Avid’s Pro Tools is probably one of the most widely used digital audio editing software solutions used by professional musicians, audio journalists, and other folks who make and edit sounds for a living.
A full version of the software costs hundreds of dollars, although there are less powerful versions which are included for free when you buy certain hardware.
But now there’s another option: Pro Tools First is a free version of the software. It was announced earlier this year and now the Avid is starting to send out invitations to let users download and install the free version of its software.
Pro Tools First doesn’t have all the features of its expensive counterparts. Users only get access to four inputs, 16 simultaneous audio tracks and there’s no support for video.
But that should be plenty to get you started if you’re an aspiring podcast producer or musician on a budget: once upon a time bands recorded entire albums on nothing but a 4-track tape recorder.
Speaking of once upon a time, this isn’t the first time there’s been a free version of Pro Tools. There was once a version of the software cleverly called “Pro Tools Free,” but it was discontinued years ago and it was never updated to support operating systems newer than Windows ME.
Avid is doing a phased rollout of invitations to Pro Tools First. So if you’ve already signed up it might be a little while before you get yours. If you haven’t signed up yet, you can add your name to the wait list at the Pro Tools First website.
Don’t like the idea of getting a limited version of Pro Tools? There are other alternatives including Audacity (free and open source), Ardour (free and open source), or Reaper (copmmercial, but cheap for personal users).

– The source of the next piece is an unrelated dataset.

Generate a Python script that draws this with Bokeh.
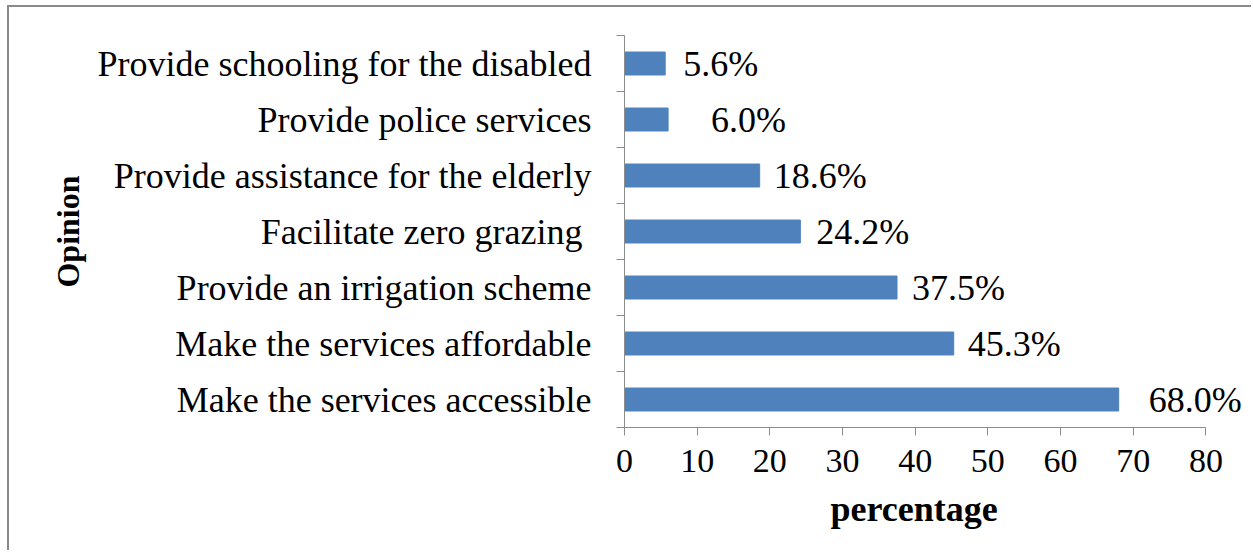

One can purchase Ardour for as little as $1, if it hurts one to pay more. Reaper is great, and well-supported, both officially and by users’ forum, and inexpensive, and with free updates. Either is similar enough to Pro Tools; they just don’t use RTAS nor AAX plug-ins. It is making more and more sense to go with non-proprietary and cross-platform DAWs, since they are not tied-in with the larger agenda and economics of a parent company (Apple, Avid, Steinberg, et al.) . There is a lot of flexibility to be enjoyed by using third-party plug-ins and virtual instruments, too – and many good ones are available for-free. I myself mainly use Logic Pro, but I stay current with Reaper and Ardour, for when I might have to “ditch the bitch and make the switch.”
They’re not making it easy to get……..; it’s free though–wth.
I use Reaper. Apparently, Ardour is only free if you know how to compile source code, and there’s no Windows version. I don’t like Audacity. I’ve used “light” versions of Pro Tools in the past, but Reaper does everything I need.
Ardour is freely available from most Linux distributions, and you can also get a copy from a friend since it is licensed under the GPL.
There is a Windows version available to people who subscribe to support the project, and we will do a real release for Windows once we have a support mechanism in place. https://ardour.org/windows.html explains in more detail.
Signed up several months ago & I am watching my inbox like a hawk now.